The Logitech case was a good example, Judge Alsup said. Class certification in the case – which involves allegations that the company misrepresented the number of drivers in certain computer speakers – had already been briefed when Logitech filed its mandamus petition and a stay motion at the 9th Circuit. Had the appellate court not granted a stay, Judge Alsup would already have weighed the arguments for and against class certification, clearing the way for a settlement.

“Why, if Logitech desires to settle on a class-wide basis, hasn’t Logitech simply stipulated to a class and then negotiated?” Judge Alsup wrote. “The answer seems obvious. Logitech wants to take advantage of the uncertainty over the outcome of a Rule 23 motion to extract a cheaper settlement while wiping a class-wide liability off its books … Logitech wants to hold on to this advantage. Like all defendants in class actions, Logitech knows the tables will be turned when and if a claim is certified for class treatment.”

Logitech lawyer Donald Falk of Mayer Brown declined to comment on Alsup’s filing. So did plaintiffs’ lawyer Rafey Balabanian at Edelson. But Fordham’s Erichson – who seems to be Judge Alsup’s guru when it comes to protecting absent class members – told me by email that he thinks the judge has shown considerable insight about the dynamics of class action negotiations and has devised a policy to address the power imbalance between defendants and prospective class members.

“Judge Alsup is entirely correct that in a settlement-only class action, the class negotiates from a position of weakness,” Erichson said in an email. As Judge Alsup told the 9th Circuit, plaintiffs’ lawyers discount their claims to account for the risk of losing a class certification motion, Erichson said. And before a class is certified, Erichson said, defendants can shop around for a plaintiffs’ lawyer willing to settle cheaply.
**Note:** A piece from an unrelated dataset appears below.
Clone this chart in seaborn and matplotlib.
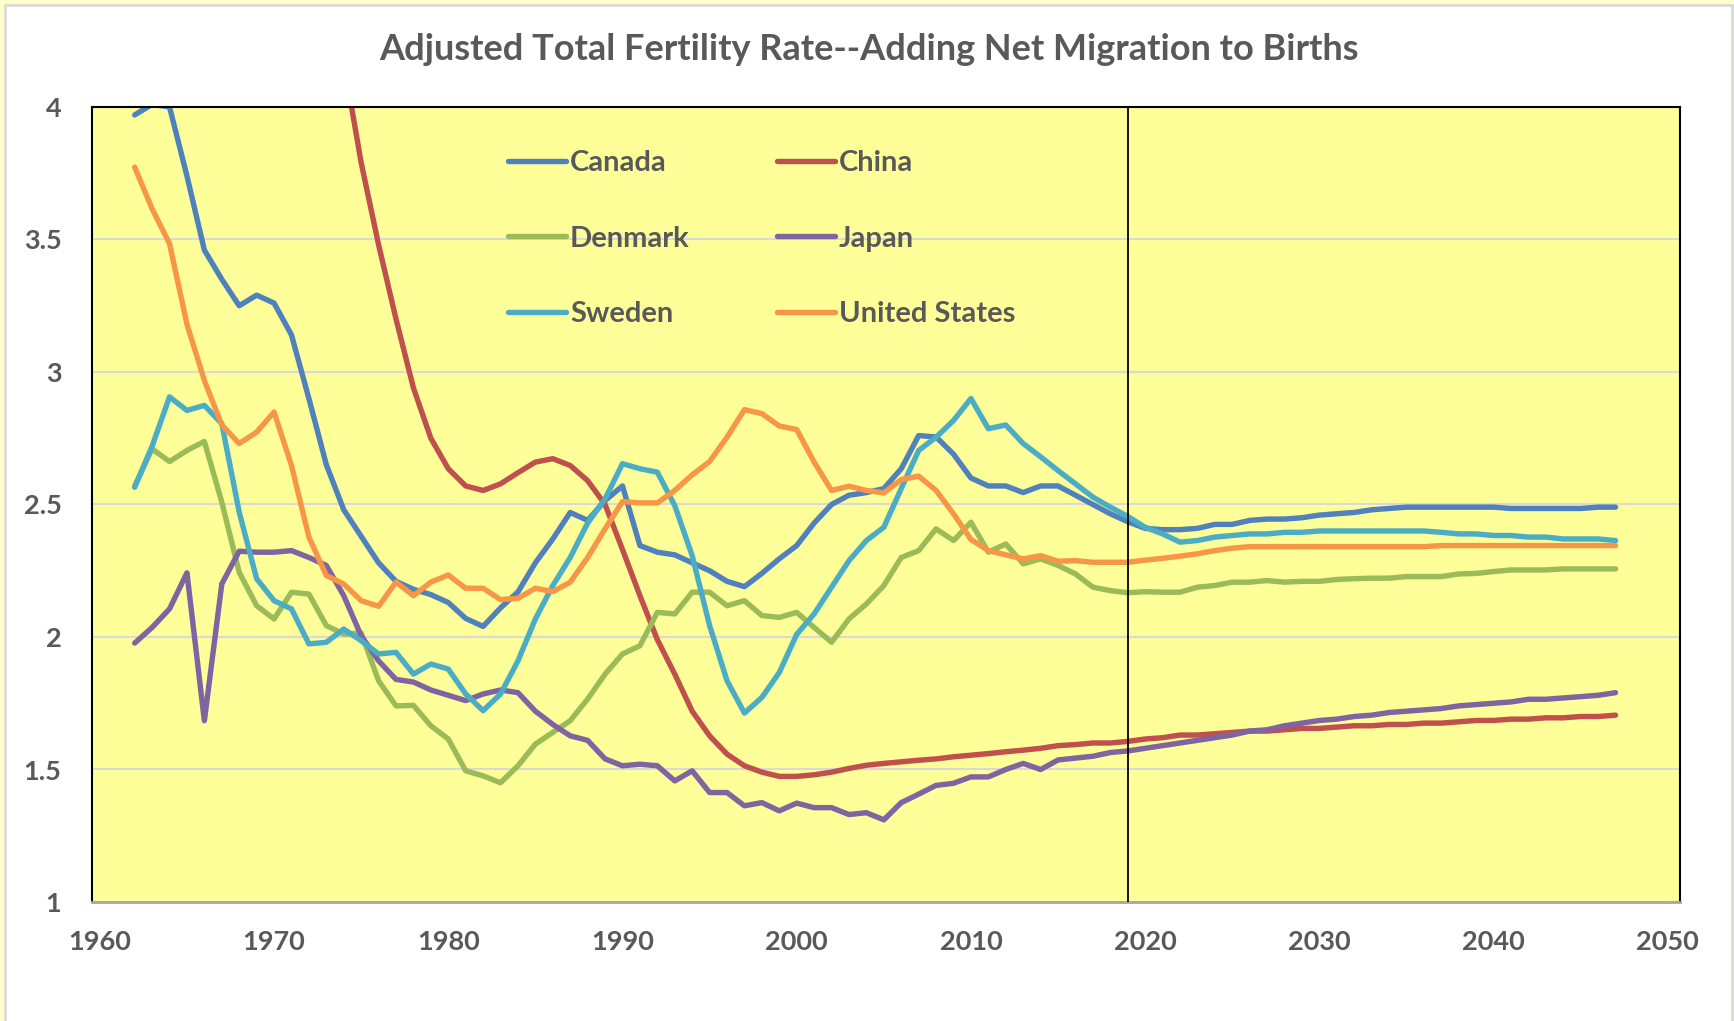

Too many judges, the Fordham prof said, don’t bother to police class action settlements to make sure they’re fair. Judge Alsup, he said, deserves cheers for telling lawyers exactly what he will and won’t stand for.

“This kind of clarity is a model for how judges should interact with lawyers, in my view,” Erichson said.

If there was a flaw in Judge Alsup’s 9th Circuit filing, it’s that the judge could have sidestepped the question of whether his prohibition on precertification settlement talks is a prior restraint on speech, Erichson said. “If I were in his shoes, I would have said to the 9th Circuit that the main point of my order was to prevent bad settlements, not to impose a prior restraint on speech,” the professor said. “Judge Alsup may very well be right that, even as a prior restraint on speech, his order is defensible under the First Amendment. But I don’t see that as the main issue here. One way or another, the important thing is for the 9th Circuit to leave Judge Alsup plenty of room to do his job as a district judge who must decide whether a proposed class settlement is fair, reasonable and adequate.”

That is certainly what Judge Alsup said he wants – and he reminded the 9th Circuit that its judges also paid homage to trial judges’ policing of class deals in last year’s approval (895 F.3d 597) of the Volkswagen clean diesel settlement. “When it comes to class action settlements, the usual criticism of trial judges is that they have done too little — not too much — in protecting absent class members,” Judge Alsup wrote. No one can accuse him of that sin.

The views expressed in this article are not those of Reuters News.